Rows from a dataset:

==================================================

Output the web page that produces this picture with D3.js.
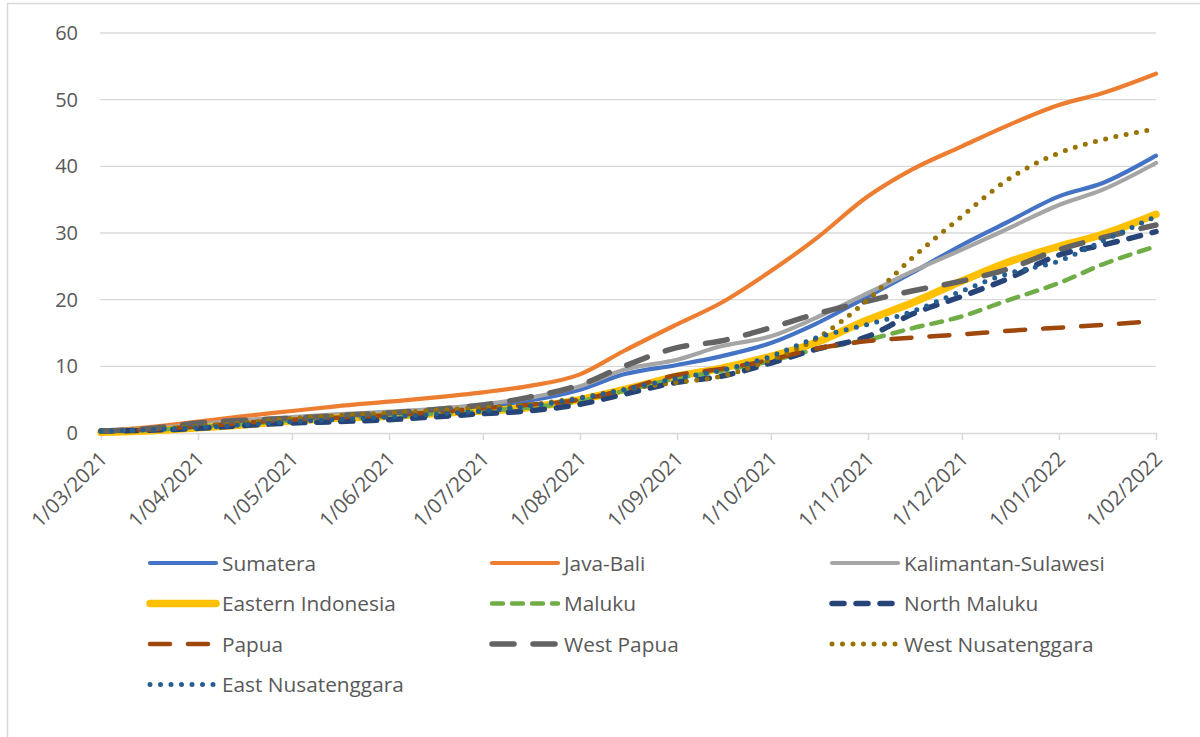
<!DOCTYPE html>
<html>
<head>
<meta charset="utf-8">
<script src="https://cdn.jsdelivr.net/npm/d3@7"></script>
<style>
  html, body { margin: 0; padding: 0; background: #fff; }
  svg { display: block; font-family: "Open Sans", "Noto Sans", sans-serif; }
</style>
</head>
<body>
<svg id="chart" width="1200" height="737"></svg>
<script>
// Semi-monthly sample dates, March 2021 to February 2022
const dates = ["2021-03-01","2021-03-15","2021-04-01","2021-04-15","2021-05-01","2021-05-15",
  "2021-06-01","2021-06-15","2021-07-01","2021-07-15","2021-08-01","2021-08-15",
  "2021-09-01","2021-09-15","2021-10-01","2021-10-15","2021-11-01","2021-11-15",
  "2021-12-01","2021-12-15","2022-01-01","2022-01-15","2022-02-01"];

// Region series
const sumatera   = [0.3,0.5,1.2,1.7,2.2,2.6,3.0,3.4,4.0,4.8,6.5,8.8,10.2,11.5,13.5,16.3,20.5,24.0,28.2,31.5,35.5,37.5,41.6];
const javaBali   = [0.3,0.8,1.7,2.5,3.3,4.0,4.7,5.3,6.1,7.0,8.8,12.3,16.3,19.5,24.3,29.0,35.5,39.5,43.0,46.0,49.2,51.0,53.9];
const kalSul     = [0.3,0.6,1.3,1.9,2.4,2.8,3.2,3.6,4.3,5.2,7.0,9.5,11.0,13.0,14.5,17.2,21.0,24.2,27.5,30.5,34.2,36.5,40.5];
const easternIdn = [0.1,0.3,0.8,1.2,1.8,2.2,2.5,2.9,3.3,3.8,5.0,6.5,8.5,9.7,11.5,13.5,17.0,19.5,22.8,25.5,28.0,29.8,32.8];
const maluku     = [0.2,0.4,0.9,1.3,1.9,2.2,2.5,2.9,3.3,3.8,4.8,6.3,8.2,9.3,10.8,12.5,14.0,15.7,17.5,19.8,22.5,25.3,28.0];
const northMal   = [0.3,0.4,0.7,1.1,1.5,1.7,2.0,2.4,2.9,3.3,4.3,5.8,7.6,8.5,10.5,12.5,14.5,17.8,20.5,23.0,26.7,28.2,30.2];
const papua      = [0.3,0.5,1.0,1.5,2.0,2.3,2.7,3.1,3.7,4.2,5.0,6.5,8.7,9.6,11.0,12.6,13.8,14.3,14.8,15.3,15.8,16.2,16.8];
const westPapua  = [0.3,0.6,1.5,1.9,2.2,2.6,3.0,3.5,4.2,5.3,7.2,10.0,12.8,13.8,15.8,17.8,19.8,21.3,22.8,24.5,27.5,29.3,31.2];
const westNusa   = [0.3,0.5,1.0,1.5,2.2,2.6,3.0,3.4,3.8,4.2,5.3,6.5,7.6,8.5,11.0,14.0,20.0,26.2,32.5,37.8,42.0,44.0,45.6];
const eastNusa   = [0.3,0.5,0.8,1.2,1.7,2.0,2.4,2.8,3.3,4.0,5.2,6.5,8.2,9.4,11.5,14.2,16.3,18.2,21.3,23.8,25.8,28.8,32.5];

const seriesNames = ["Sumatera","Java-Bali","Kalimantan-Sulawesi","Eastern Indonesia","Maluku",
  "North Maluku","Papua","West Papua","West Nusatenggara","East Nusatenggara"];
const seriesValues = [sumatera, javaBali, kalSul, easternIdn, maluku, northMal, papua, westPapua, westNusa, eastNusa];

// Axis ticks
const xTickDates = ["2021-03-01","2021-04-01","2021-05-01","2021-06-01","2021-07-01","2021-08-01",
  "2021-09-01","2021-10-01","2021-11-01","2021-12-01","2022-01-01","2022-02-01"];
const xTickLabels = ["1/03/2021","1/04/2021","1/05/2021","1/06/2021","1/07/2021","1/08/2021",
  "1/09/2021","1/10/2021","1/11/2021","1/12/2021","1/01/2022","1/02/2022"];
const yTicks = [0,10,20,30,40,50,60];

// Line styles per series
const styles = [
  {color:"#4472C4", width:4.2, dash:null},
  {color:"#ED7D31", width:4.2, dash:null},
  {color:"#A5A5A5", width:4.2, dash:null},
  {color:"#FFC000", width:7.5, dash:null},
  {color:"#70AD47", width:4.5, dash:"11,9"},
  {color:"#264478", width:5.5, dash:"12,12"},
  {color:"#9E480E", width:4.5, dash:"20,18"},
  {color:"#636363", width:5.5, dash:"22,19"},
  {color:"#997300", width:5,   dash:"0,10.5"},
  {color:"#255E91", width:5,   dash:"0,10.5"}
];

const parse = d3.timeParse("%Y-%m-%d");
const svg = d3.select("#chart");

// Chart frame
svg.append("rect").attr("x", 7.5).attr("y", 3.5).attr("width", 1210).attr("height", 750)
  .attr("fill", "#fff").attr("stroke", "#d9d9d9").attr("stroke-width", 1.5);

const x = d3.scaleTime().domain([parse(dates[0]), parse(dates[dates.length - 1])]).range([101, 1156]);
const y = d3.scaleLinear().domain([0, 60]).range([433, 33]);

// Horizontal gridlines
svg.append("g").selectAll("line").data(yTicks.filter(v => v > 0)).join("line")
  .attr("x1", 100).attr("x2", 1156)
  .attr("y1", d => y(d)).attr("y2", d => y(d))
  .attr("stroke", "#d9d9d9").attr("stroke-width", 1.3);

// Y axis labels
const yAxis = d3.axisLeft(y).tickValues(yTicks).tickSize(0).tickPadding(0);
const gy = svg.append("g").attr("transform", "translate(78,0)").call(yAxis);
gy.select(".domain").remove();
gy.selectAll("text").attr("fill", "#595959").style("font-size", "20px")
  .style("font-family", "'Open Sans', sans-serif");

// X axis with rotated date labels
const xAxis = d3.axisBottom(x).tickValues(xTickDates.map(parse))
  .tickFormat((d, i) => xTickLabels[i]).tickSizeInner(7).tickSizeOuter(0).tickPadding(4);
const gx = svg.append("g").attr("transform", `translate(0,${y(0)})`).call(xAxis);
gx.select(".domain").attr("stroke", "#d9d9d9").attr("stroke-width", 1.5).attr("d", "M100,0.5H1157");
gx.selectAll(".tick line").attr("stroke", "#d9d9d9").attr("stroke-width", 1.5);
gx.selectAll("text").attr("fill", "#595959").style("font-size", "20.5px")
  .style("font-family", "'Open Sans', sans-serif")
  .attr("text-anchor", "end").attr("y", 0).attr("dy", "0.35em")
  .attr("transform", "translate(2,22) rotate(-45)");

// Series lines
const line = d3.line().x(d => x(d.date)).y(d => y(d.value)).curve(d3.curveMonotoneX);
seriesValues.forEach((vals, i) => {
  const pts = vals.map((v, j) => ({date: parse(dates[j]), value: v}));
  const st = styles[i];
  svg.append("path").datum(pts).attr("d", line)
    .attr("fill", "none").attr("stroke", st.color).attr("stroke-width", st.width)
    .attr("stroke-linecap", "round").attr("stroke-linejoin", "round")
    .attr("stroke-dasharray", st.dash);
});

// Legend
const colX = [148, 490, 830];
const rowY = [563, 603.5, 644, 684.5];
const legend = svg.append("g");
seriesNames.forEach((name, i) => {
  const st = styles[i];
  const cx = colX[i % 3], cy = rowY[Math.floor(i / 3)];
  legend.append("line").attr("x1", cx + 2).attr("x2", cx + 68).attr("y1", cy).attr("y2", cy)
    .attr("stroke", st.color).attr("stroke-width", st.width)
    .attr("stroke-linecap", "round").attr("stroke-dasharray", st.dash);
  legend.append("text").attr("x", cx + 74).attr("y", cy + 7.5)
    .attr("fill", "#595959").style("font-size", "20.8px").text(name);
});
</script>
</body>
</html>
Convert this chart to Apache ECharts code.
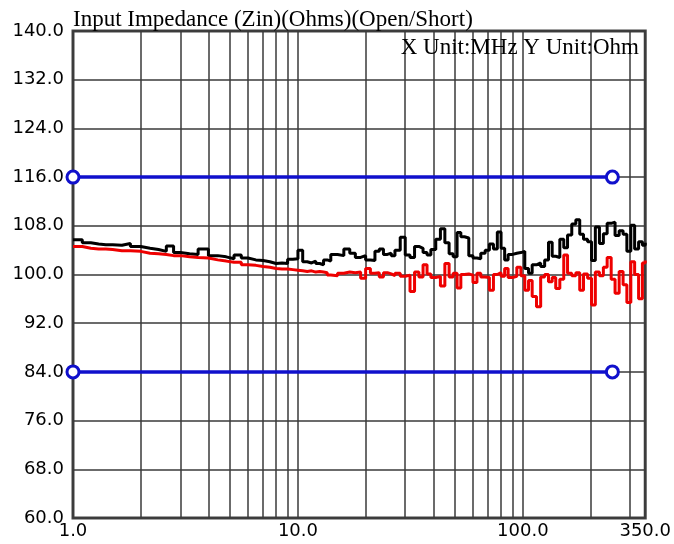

==================================================

§ OBJECTIVE:
With the pictures left out, transcribe the material exactly.

§ EXPECTED ANSWER:
Output the web page that produces this picture with D3.js.
<!DOCTYPE html>
<html>
<head>
<meta charset="utf-8">
<script src="https://cdn.jsdelivr.net/npm/d3@7"></script>
<style>
  html, body { margin: 0; padding: 0; background: #fff; }
  svg { display: block; font-family: "Open Sans", "Noto Sans", sans-serif; }
</style>
</head>
<body>
<svg id="chart" width="1200" height="737"></svg>
<script>
// Semi-monthly sample dates, March 2021 to February 2022
const dates = ["2021-03-01","2021-03-15","2021-04-01","2021-04-15","2021-05-01","2021-05-15",
  "2021-06-01","2021-06-15","2021-07-01","2021-07-15","2021-08-01","2021-08-15",
  "2021-09-01","2021-09-15","2021-10-01","2021-10-15","2021-11-01","2021-11-15",
  "2021-12-01","2021-12-15","2022-01-01","2022-01-15","2022-02-01"];

// Region series
const sumatera   = [0.3,0.5,1.2,1.7,2.2,2.6,3.0,3.4,4.0,4.8,6.5,8.8,10.2,11.5,13.5,16.3,20.5,24.0,28.2,31.5,35.5,37.5,41.6];
const javaBali   = [0.3,0.8,1.7,2.5,3.3,4.0,4.7,5.3,6.1,7.0,8.8,12.3,16.3,19.5,24.3,29.0,35.5,39.5,43.0,46.0,49.2,51.0,53.9];
const kalSul     = [0.3,0.6,1.3,1.9,2.4,2.8,3.2,3.6,4.3,5.2,7.0,9.5,11.0,13.0,14.5,17.2,21.0,24.2,27.5,30.5,34.2,36.5,40.5];
const easternIdn = [0.1,0.3,0.8,1.2,1.8,2.2,2.5,2.9,3.3,3.8,5.0,6.5,8.5,9.7,11.5,13.5,17.0,19.5,22.8,25.5,28.0,29.8,32.8];
const maluku     = [0.2,0.4,0.9,1.3,1.9,2.2,2.5,2.9,3.3,3.8,4.8,6.3,8.2,9.3,10.8,12.5,14.0,15.7,17.5,19.8,22.5,25.3,28.0];
const northMal   = [0.3,0.4,0.7,1.1,1.5,1.7,2.0,2.4,2.9,3.3,4.3,5.8,7.6,8.5,10.5,12.5,14.5,17.8,20.5,23.0,26.7,28.2,30.2];
const papua      = [0.3,0.5,1.0,1.5,2.0,2.3,2.7,3.1,3.7,4.2,5.0,6.5,8.7,9.6,11.0,12.6,13.8,14.3,14.8,15.3,15.8,16.2,16.8];
const westPapua  = [0.3,0.6,1.5,1.9,2.2,2.6,3.0,3.5,4.2,5.3,7.2,10.0,12.8,13.8,15.8,17.8,19.8,21.3,22.8,24.5,27.5,29.3,31.2];
const westNusa   = [0.3,0.5,1.0,1.5,2.2,2.6,3.0,3.4,3.8,4.2,5.3,6.5,7.6,8.5,11.0,14.0,20.0,26.2,32.5,37.8,42.0,44.0,45.6];
const eastNusa   = [0.3,0.5,0.8,1.2,1.7,2.0,2.4,2.8,3.3,4.0,5.2,6.5,8.2,9.4,11.5,14.2,16.3,18.2,21.3,23.8,25.8,28.8,32.5];

const seriesNames = ["Sumatera","Java-Bali","Kalimantan-Sulawesi","Eastern Indonesia","Maluku",
  "North Maluku","Papua","West Papua","West Nusatenggara","East Nusatenggara"];
const seriesValues = [sumatera, javaBali, kalSul, easternIdn, maluku, northMal, papua, westPapua, westNusa, eastNusa];

// Axis ticks
const xTickDates = ["2021-03-01","2021-04-01","2021-05-01","2021-06-01","2021-07-01","2021-08-01",
  "2021-09-01","2021-10-01","2021-11-01","2021-12-01","2022-01-01","2022-02-01"];
const xTickLabels = ["1/03/2021","1/04/2021","1/05/2021","1/06/2021","1/07/2021","1/08/2021",
  "1/09/2021","1/10/2021","1/11/2021","1/12/2021","1/01/2022","1/02/2022"];
const yTicks = [0,10,20,30,40,50,60];

// Line styles per series
const styles = [
  {color:"#4472C4", width:4.2, dash:null},
  {color:"#ED7D31", width:4.2, dash:null},
  {color:"#A5A5A5", width:4.2, dash:null},
  {color:"#FFC000", width:7.5, dash:null},
  {color:"#70AD47", width:4.5, dash:"11,9"},
  {color:"#264478", width:5.5, dash:"12,12"},
  {color:"#9E480E", width:4.5, dash:"20,18"},
  {color:"#636363", width:5.5, dash:"22,19"},
  {color:"#997300", width:5,   dash:"0,10.5"},
  {color:"#255E91", width:5,   dash:"0,10.5"}
];

const parse = d3.timeParse("%Y-%m-%d");
const svg = d3.select("#chart");

// Chart frame
svg.append("rect").attr("x", 7.5).attr("y", 3.5).attr("width", 1210).attr("height", 750)
  .attr("fill", "#fff").attr("stroke", "#d9d9d9").attr("stroke-width", 1.5);

const x = d3.scaleTime().domain([parse(dates[0]), parse(dates[dates.length - 1])]).range([101, 1156]);
const y = d3.scaleLinear().domain([0, 60]).range([433, 33]);

// Horizontal gridlines
svg.append("g").selectAll("line").data(yTicks.filter(v => v > 0)).join("line")
  .attr("x1", 100).attr("x2", 1156)
  .attr("y1", d => y(d)).attr("y2", d => y(d))
  .attr("stroke", "#d9d9d9").attr("stroke-width", 1.3);

// Y axis labels
const yAxis = d3.axisLeft(y).tickValues(yTicks).tickSize(0).tickPadding(0);
const gy = svg.append("g").attr("transform", "translate(78,0)").call(yAxis);
gy.select(".domain").remove();
gy.selectAll("text").attr("fill", "#595959").style("font-size", "20px")
  .style("font-family", "'Open Sans', sans-serif");

// X axis with rotated date labels
const xAxis = d3.axisBottom(x).tickValues(xTickDates.map(parse))
  .tickFormat((d, i) => xTickLabels[i]).tickSizeInner(7).tickSizeOuter(0).tickPadding(4);
const gx = svg.append("g").attr("transform", `translate(0,${y(0)})`).call(xAxis);
gx.select(".domain").attr("stroke", "#d9d9d9").attr("stroke-width", 1.5).attr("d", "M100,0.5H1157");
gx.selectAll(".tick line").attr("stroke", "#d9d9d9").attr("stroke-width", 1.5);
gx.selectAll("text").attr("fill", "#595959").style("font-size", "20.5px")
  .style("font-family", "'Open Sans', sans-serif")
  .attr("text-anchor", "end").attr("y", 0).attr("dy", "0.35em")
  .attr("transform", "translate(2,22) rotate(-45)");

// Series lines
const line = d3.line().x(d => x(d.date)).y(d => y(d.value)).curve(d3.curveMonotoneX);
seriesValues.forEach((vals, i) => {
  const pts = vals.map((v, j) => ({date: parse(dates[j]), value: v}));
  const st = styles[i];
  svg.append("path").datum(pts).attr("d", line)
    .attr("fill", "none").attr("stroke", st.color).attr("stroke-width", st.width)
    .attr("stroke-linecap", "round").attr("stroke-linejoin", "round")
    .attr("stroke-dasharray", st.dash);
});

// Legend
const colX = [148, 490, 830];
const rowY = [563, 603.5, 644, 684.5];
const legend = svg.append("g");
seriesNames.forEach((name, i) => {
  const st = styles[i];
  const cx = colX[i % 3], cy = rowY[Math.floor(i / 3)];
  legend.append("line").attr("x1", cx + 2).attr("x2", cx + 68).attr("y1", cy).attr("y2", cy)
    .attr("stroke", st.color).attr("stroke-width", st.width)
    .attr("stroke-linecap", "round").attr("stroke-dasharray", st.dash);
  legend.append("text").attr("x", cx + 74).attr("y", cy + 7.5)
    .attr("fill", "#595959").style("font-size", "20.8px").text(name);
});
</script>
</body>
</html>
Convert this chart to Apache ECharts code.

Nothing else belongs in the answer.